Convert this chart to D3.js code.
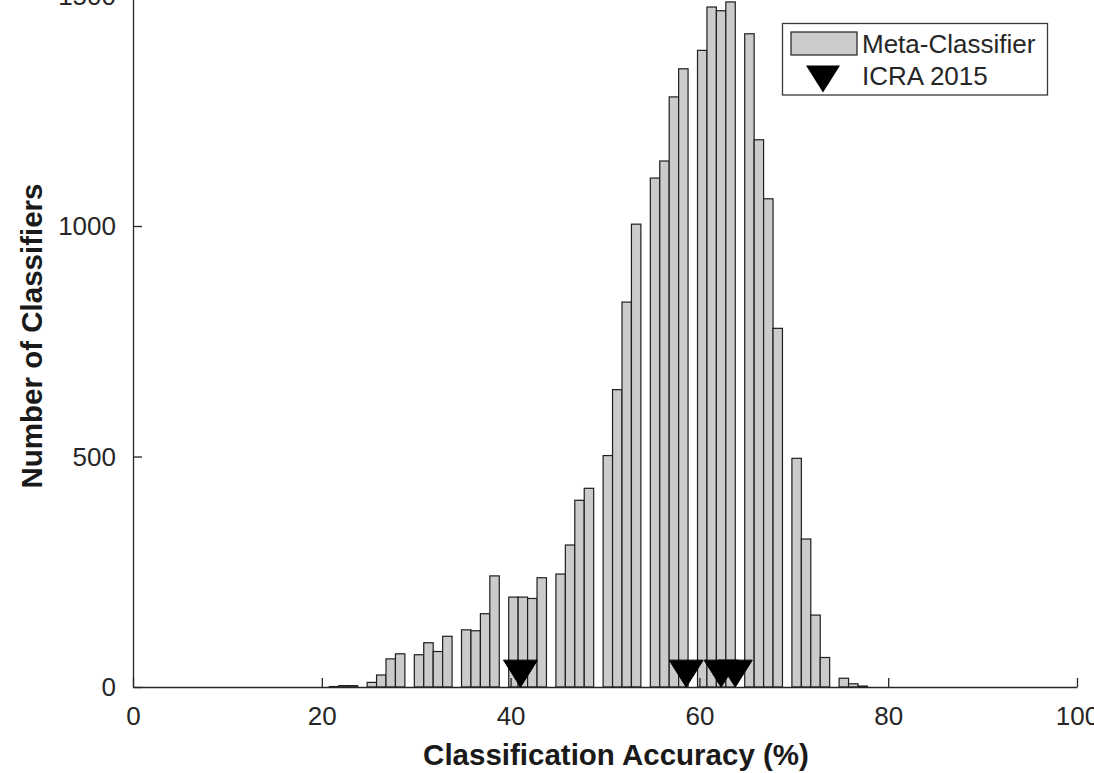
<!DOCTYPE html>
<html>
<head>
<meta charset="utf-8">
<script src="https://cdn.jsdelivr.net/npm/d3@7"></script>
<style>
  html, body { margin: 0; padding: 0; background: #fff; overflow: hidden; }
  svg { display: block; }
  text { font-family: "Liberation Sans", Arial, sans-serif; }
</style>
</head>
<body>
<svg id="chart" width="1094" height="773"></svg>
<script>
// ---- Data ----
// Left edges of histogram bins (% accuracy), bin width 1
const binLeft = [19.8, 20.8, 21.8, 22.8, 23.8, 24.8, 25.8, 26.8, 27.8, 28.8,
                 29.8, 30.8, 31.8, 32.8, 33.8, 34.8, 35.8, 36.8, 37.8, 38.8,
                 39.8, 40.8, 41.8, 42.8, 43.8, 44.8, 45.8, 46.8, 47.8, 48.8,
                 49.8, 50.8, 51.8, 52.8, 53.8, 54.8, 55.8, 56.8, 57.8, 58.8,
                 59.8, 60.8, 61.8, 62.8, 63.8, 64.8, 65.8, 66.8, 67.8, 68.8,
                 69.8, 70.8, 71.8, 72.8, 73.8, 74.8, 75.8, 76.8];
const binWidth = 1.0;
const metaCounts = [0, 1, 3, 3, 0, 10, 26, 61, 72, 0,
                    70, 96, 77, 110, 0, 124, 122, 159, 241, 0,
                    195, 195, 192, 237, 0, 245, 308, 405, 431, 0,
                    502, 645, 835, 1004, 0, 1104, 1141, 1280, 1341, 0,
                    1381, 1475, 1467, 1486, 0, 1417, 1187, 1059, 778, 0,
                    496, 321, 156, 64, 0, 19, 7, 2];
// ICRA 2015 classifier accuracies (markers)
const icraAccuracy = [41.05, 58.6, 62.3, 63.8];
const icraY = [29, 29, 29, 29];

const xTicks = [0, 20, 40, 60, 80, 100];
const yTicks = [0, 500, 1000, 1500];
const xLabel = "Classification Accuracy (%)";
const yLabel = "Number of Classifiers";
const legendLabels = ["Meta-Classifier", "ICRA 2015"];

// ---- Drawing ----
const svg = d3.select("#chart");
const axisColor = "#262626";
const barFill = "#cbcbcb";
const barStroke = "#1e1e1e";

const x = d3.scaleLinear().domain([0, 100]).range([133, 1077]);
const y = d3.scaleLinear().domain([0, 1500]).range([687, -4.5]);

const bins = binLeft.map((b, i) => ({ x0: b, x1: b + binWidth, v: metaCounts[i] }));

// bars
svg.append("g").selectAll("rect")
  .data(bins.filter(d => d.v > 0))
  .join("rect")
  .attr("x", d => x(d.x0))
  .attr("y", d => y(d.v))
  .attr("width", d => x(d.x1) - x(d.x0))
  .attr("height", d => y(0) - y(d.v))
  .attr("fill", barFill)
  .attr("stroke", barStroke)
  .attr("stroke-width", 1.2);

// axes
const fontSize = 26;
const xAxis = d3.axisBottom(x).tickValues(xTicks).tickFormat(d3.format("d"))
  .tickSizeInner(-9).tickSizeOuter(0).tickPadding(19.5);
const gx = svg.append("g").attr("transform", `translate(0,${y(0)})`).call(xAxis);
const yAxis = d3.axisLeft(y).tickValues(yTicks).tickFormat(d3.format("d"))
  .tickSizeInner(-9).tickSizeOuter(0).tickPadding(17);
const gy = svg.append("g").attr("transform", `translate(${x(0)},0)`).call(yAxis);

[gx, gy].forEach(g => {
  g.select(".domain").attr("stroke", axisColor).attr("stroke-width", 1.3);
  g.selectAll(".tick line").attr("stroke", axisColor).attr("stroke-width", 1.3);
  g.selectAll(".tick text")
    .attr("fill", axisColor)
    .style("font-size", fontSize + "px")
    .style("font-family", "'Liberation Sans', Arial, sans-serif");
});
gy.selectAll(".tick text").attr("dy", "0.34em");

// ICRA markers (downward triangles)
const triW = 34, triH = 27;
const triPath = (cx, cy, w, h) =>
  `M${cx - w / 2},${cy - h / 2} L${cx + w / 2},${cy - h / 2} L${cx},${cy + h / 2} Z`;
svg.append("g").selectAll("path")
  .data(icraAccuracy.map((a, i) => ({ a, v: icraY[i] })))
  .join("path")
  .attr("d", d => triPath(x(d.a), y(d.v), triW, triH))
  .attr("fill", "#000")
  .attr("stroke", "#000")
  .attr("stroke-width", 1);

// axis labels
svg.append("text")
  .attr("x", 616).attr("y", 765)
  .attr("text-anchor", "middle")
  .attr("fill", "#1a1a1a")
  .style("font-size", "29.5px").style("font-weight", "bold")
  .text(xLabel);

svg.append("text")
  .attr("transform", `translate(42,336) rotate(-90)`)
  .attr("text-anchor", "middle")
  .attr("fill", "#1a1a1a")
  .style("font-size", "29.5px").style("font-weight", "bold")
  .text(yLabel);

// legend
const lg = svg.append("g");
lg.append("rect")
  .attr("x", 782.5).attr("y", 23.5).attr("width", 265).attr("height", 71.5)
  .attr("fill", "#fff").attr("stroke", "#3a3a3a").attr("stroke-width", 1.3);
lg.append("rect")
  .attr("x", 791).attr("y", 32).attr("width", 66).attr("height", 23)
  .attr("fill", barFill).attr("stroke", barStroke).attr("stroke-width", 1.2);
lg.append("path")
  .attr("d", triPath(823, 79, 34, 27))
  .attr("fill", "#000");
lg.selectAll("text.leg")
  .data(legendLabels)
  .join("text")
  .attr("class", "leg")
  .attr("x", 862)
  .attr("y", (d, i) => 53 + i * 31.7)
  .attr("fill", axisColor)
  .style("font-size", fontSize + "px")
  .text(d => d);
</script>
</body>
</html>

* * * *

Task to carry out. Output the data above without changes, apart from leaving out the pictures.

Response.
Convert this chart to D3.js code.
<!DOCTYPE html>
<html>
<head>
<meta charset="utf-8">
<script src="https://cdn.jsdelivr.net/npm/d3@7"></script>
<style>
  html, body { margin: 0; padding: 0; background: #fff; overflow: hidden; }
  svg { display: block; }
  text { font-family: "Liberation Sans", Arial, sans-serif; }
</style>
</head>
<body>
<svg id="chart" width="1094" height="773"></svg>
<script>
// ---- Data ----
// Left edges of histogram bins (% accuracy), bin width 1
const binLeft = [19.8, 20.8, 21.8, 22.8, 23.8, 24.8, 25.8, 26.8, 27.8, 28.8,
                 29.8, 30.8, 31.8, 32.8, 33.8, 34.8, 35.8, 36.8, 37.8, 38.8,
                 39.8, 40.8, 41.8, 42.8, 43.8, 44.8, 45.8, 46.8, 47.8, 48.8,
                 49.8, 50.8, 51.8, 52.8, 53.8, 54.8, 55.8, 56.8, 57.8, 58.8,
                 59.8, 60.8, 61.8, 62.8, 63.8, 64.8, 65.8, 66.8, 67.8, 68.8,
                 69.8, 70.8, 71.8, 72.8, 73.8, 74.8, 75.8, 76.8];
const binWidth = 1.0;
const metaCounts = [0, 1, 3, 3, 0, 10, 26, 61, 72, 0,
                    70, 96, 77, 110, 0, 124, 122, 159, 241, 0,
                    195, 195, 192, 237, 0, 245, 308, 405, 431, 0,
                    502, 645, 835, 1004, 0, 1104, 1141, 1280, 1341, 0,
                    1381, 1475, 1467, 1486, 0, 1417, 1187, 1059, 778, 0,
                    496, 321, 156, 64, 0, 19, 7, 2];
// ICRA 2015 classifier accuracies (markers)
const icraAccuracy = [41.05, 58.6, 62.3, 63.8];
const icraY = [29, 29, 29, 29];

const xTicks = [0, 20, 40, 60, 80, 100];
const yTicks = [0, 500, 1000, 1500];
const xLabel = "Classification Accuracy (%)";
const yLabel = "Number of Classifiers";
const legendLabels = ["Meta-Classifier", "ICRA 2015"];

// ---- Drawing ----
const svg = d3.select("#chart");
const axisColor = "#262626";
const barFill = "#cbcbcb";
const barStroke = "#1e1e1e";

const x = d3.scaleLinear().domain([0, 100]).range([133, 1077]);
const y = d3.scaleLinear().domain([0, 1500]).range([687, -4.5]);

const bins = binLeft.map((b, i) => ({ x0: b, x1: b + binWidth, v: metaCounts[i] }));

// bars
svg.append("g").selectAll("rect")
  .data(bins.filter(d => d.v > 0))
  .join("rect")
  .attr("x", d => x(d.x0))
  .attr("y", d => y(d.v))
  .attr("width", d => x(d.x1) - x(d.x0))
  .attr("height", d => y(0) - y(d.v))
  .attr("fill", barFill)
  .attr("stroke", barStroke)
  .attr("stroke-width", 1.2);

// axes
const fontSize = 26;
const xAxis = d3.axisBottom(x).tickValues(xTicks).tickFormat(d3.format("d"))
  .tickSizeInner(-9).tickSizeOuter(0).tickPadding(19.5);
const gx = svg.append("g").attr("transform", `translate(0,${y(0)})`).call(xAxis);
const yAxis = d3.axisLeft(y).tickValues(yTicks).tickFormat(d3.format("d"))
  .tickSizeInner(-9).tickSizeOuter(0).tickPadding(17);
const gy = svg.append("g").attr("transform", `translate(${x(0)},0)`).call(yAxis);

[gx, gy].forEach(g => {
  g.select(".domain").attr("stroke", axisColor).attr("stroke-width", 1.3);
  g.selectAll(".tick line").attr("stroke", axisColor).attr("stroke-width", 1.3);
  g.selectAll(".tick text")
    .attr("fill", axisColor)
    .style("font-size", fontSize + "px")
    .style("font-family", "'Liberation Sans', Arial, sans-serif");
});
gy.selectAll(".tick text").attr("dy", "0.34em");

// ICRA markers (downward triangles)
const triW = 34, triH = 27;
const triPath = (cx, cy, w, h) =>
  `M${cx - w / 2},${cy - h / 2} L${cx + w / 2},${cy - h / 2} L${cx},${cy + h / 2} Z`;
svg.append("g").selectAll("path")
  .data(icraAccuracy.map((a, i) => ({ a, v: icraY[i] })))
  .join("path")
  .attr("d", d => triPath(x(d.a), y(d.v), triW, triH))
  .attr("fill", "#000")
  .attr("stroke", "#000")
  .attr("stroke-width", 1);

// axis labels
svg.append("text")
  .attr("x", 616).attr("y", 765)
  .attr("text-anchor", "middle")
  .attr("fill", "#1a1a1a")
  .style("font-size", "29.5px").style("font-weight", "bold")
  .text(xLabel);

svg.append("text")
  .attr("transform", `translate(42,336) rotate(-90)`)
  .attr("text-anchor", "middle")
  .attr("fill", "#1a1a1a")
  .style("font-size", "29.5px").style("font-weight", "bold")
  .text(yLabel);

// legend
const lg = svg.append("g");
lg.append("rect")
  .attr("x", 782.5).attr("y", 23.5).attr("width", 265).attr("height", 71.5)
  .attr("fill", "#fff").attr("stroke", "#3a3a3a").attr("stroke-width", 1.3);
lg.append("rect")
  .attr("x", 791).attr("y", 32).attr("width", 66).attr("height", 23)
  .attr("fill", barFill).attr("stroke", barStroke).attr("stroke-width", 1.2);
lg.append("path")
  .attr("d", triPath(823, 79, 34, 27))
  .attr("fill", "#000");
lg.selectAll("text.leg")
  .data(legendLabels)
  .join("text")
  .attr("class", "leg")
  .attr("x", 862)
  .attr("y", (d, i) => 53 + i * 31.7)
  .attr("fill", axisColor)
  .style("font-size", fontSize + "px")
  .text(d => d);
</script>
</body>
</html>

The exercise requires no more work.